TAJEMNICA LEKARSKA – zgoda pacjenta i uprawnienia osoby bliskiej

dr Marek Koenner

Radca prawny, autor bloga: prawodlalekarza.pl

Stan faktyczny i postępowanie przed sądami lekarskimi

Znana piosenkarka Justyna K. została przywieziona do szpitala w obecności ojca. Już w karetce dowiedzieli się od ratownika, że to zawał.

Small dr marek koenner radca  opt

dr Marek Koenner

Pacjentkę miał operować jej dobry znajomy, kardiolog Jacek M. Zanim trafiła na salę operacyjną, mieli chwilę na krótką rozmowę, przy której obecny był ojciec pani Justyny.

Pomimo uspokajających słów doktora, rozmowa dotyczyła też ewentualnych skutków negatywnego rozwoju sytuacji, w tym śmierci pacjentki.

Reporterzy znanej telewizji „złapali” lekarza zaraz po wyjściu z sali operacyjnej. Musiał wrócić na oddział w sprawie innego pacjenta. Poprosili go o informacje dotyczące operowanej właśnie pacjentki. Doktor zapewnił, że operacja powiodła się, a stan chorej jest stabilny. W następnych dniach nie zajmował się nią bezpośrednio.

Dziennikarze w kilka dni po operacji ponownie odwiedzili doktora, w godzinach popołudniowych, kiedy ten skończył dyżur. W trakcie rozmowy przed kamerą poinformowali go, że pacjentka wskutek nieprzewidzianych powikłań zmarła. Zabrzmiało to jak publiczne oskarżenie. Broniąc się, roztrzęsiony lekarz wyjawił kilka faktów dotyczących stanu zdrowia pacjentki przed operacją. Poza tym wyrażał się o zmarłej z dużym szacunkiem.

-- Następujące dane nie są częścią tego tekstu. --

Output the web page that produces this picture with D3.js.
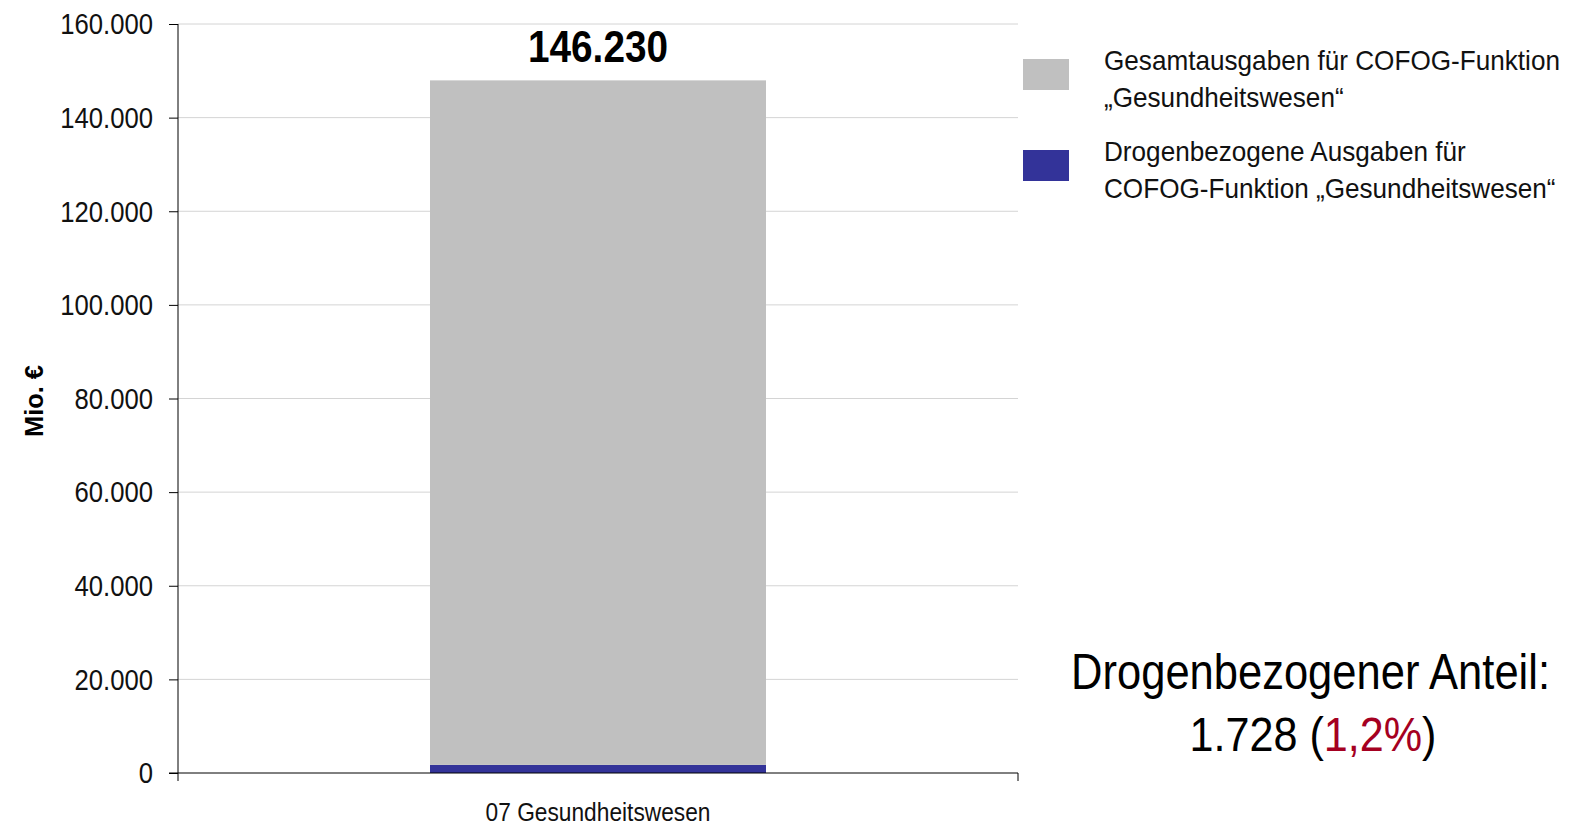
<!DOCTYPE html>
<html><head><meta charset="utf-8">
<script src="https://cdn.jsdelivr.net/npm/d3@7"></script>
<style>
body{margin:0;background:#fff;}
text{font-family:"Liberation Sans",Arial,sans-serif;}
</style></head>
<body><svg id="c" width="1571" height="828"></svg>
<script>
const categories = ["07 Gesundheitswesen"];
const drugValues = [1728];
const totalValues = [146230];
const yTicks = [0,20000,40000,60000,80000,100000,120000,140000,160000];
const legendLabels = [["Gesamtausgaben für COFOG-Funktion","„Gesundheitswesen“"],["Drogenbezogene Ausgaben für","COFOG-Funktion „Gesundheitswesen“"]];
const shareLabel = "1,2%";
const colors = ["#c0c0c0","#333399"];

const svg = d3.select("#c");
const pL=178, pR=1018, pT=24, pB=773;
const x = d3.scaleBand().domain(categories).range([pL,pR]).paddingInner(0).paddingOuter(0.3);
const y = d3.scaleLinear().domain([0,160000]).range([pB,pT]);
const fmt = d3.formatLocale({decimal:",",thousands:".",grouping:[3],currency:["","€"]}).format(",d");

// condense text horizontally (narrow font look)
function squeeze(sel, px, py, k){
  sel.attr("x",0).attr("y",0).attr("transform",`translate(${px},${py}) scale(${k},1)`);
}
function fitTo(sel, px, py, target){
  sel.attr("x",0).attr("y",0);
  const w = sel.node().getComputedTextLength();
  const k = target/w;
  sel.attr("transform",`translate(${px},${py}) scale(${k},1)`);
  return k;
}

// grid
svg.append("g").selectAll("line").data(yTicks.filter(d=>d>0)).join("line")
  .attr("x1",pL).attr("x2",pR).attr("y1",d=>y(d)).attr("y2",d=>y(d))
  .attr("stroke","#d4d4d4").attr("stroke-width",1);

// stacked bars
const bw = 336;
categories.forEach((c,i)=>{
  const cx = x(c)+x.bandwidth()/2;
  svg.append("rect").attr("x",cx-bw/2).attr("width",bw)
    .attr("y",y(drugValues[i])).attr("height",y(0)-y(drugValues[i])).attr("fill",colors[1]);
  svg.append("rect").attr("x",cx-bw/2).attr("width",bw)
    .attr("y",y(drugValues[i]+totalValues[i])).attr("height",y(drugValues[i])-y(drugValues[i]+totalValues[i])).attr("fill",colors[0]);
  const t = svg.append("text").attr("text-anchor","middle").attr("font-size",44).attr("font-weight","bold").attr("fill","#000")
    .text(fmt(totalValues[i]));
  fitTo(t, cx, y(drugValues[i]+totalValues[i])-18.5, 140);
});

// y axis
const ya = svg.append("g").attr("transform",`translate(${pL},0)`)
  .call(d3.axisLeft(y).tickValues(yTicks).tickFormat(fmt).tickSize(9).tickPadding(16));
ya.select(".domain").attr("stroke","#000").attr("d",`M0,${pT}V${pB}`);
ya.selectAll(".tick line").attr("stroke","#000");
ya.selectAll(".tick text").attr("font-size",29).attr("fill","#111").attr("font-family",null)
  .each(function(){ squeeze(d3.select(this), -25, 0, 0.885); d3.select(this).attr("dy","0.34em"); });

// x axis
const xa = svg.append("g").attr("transform",`translate(0,${pB})`);
xa.append("line").attr("x1",pL-9).attr("x2",pR).attr("y1",0).attr("y2",0).attr("stroke","#000");
[pL,pR].forEach(v=>xa.append("line").attr("x1",v).attr("x2",v).attr("y1",0).attr("y2",8).attr("stroke","#000"));
categories.forEach(c=>{
  const t = xa.append("text").attr("text-anchor","middle").attr("font-size",26).attr("fill","#111").text(c);
  fitTo(t, x(c)+x.bandwidth()/2, 48, 225);
});

// y label
const yl = svg.append("text").attr("text-anchor","middle").attr("font-size",25).attr("font-weight","bold").text("Mio. €");
yl.attr("x",0).attr("y",0);
{ const w = yl.node().getComputedTextLength(); yl.attr("transform",`translate(43,401) rotate(-90) scale(${72/w},1)`); }

// legend
const lg = svg.append("g");
let kLeg = null;
legendLabels.forEach((lines,i)=>{
  const yy = 59 + i*91;
  lg.append("rect").attr("x",1023).attr("y",yy).attr("width",46).attr("height",31).attr("fill",colors[i]);
  lines.forEach((t,j)=>{
    const tx = lg.append("text").attr("font-size",28).attr("fill","#111").text(t);
    if(kLeg===null) kLeg = fitTo(tx, 1104, yy+11+j*37, 456);
    else squeeze(tx, 1104, yy+11+j*37, kLeg);
  });
});

// annotation
const a1 = svg.append("text").attr("text-anchor","end").attr("font-size",50).attr("fill","#000")
  .text("Drogenbezogener Anteil:");
fitTo(a1, 1550, 689, 479);
const t2 = svg.append("text").attr("text-anchor","middle").attr("font-size",49).attr("fill","#000");
t2.append("tspan").text(fmt(drugValues[0])+" (");
t2.append("tspan").attr("fill","#a50021").text(shareLabel);
t2.append("tspan").text(")");
fitTo(t2, 1313, 751, 247);
</script></body></html>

Okręgowy Rzecznik Odpowiedzialności Zawodowej w K. wszczął wobec dr. Jacka M. z urzędu postępowanie wyjaśniające wobec podejrzenia naruszania tajemnicy lekarskiej. Wskutek tego postępowania sformułowano wobec doktora wniosek o ukaranie.

Już w postępowaniu przed okręgowym sądem lekarskim ojciec zmarłej pacjentki Justyny K. zeznał, że w tym wąskim gronie trzech osób, to jest między doktorem, Justyną i nim, odbyła się rozmowa na temat kontaktów z mediami i informowania o przebiegu choroby. Justyna nie życzyła sobie, aby za jej życia jakiekolwiek informacje zostały ujawnione. Natomiast w trakcie tej rozmowy wyraziła zdanie, że „gdyby stało się najgorsze, to będzie jej już wszystko jedno”.

Co więcej, rozmówcy zgodzili się, że warto jej przykład wykorzystać dla celów edukacyjnych. Osoby rozmawiające dobrze się znały, zatem nie czuły potrzeby formalizowania tych ustaleń w formie pisemnej. Lekarz wskazywał również, że okoliczności dotyczące pobytu Justyny K. w szpitalu podane zostały szeroko w mediach. Ujawnione okoliczności dotyczyły natomiast typowych objawów choroby oraz przyczyn śmierci w takich przypadkach.

W dokumentacji medycznej zmarłej Justyny K. znalazło się również oświadczenie jej przyjaciela Adama K., że sprzeciwia się on ewentualnemu zwolnieniu z tajemnicy dr. Jacka M. O relacjach między pacjentką a Adamem K. można było się dowiedzieć z prasy bulwarowej, w której od około dwóch miesięcy przed śmiercią pojawiały się teksty o początkach ich relacji uczuciowej.

Okręgowy sąd lekarski, a następnie Naczelny Sąd Lekarski, uznali dr. Jacka M. za winnego naruszenia tajemnicy lekarskiej. W uzasadnieniu wskazywali, że:

1) nie udowodnił, że pacjentka zwolniła go z tajemnicy na wypadek swojej śmierci,

2) nie dopełnił również obowiązku poinformowania pacjentki o niekorzystnych skutkach zwolnienia z tajemnicy lekarskiej.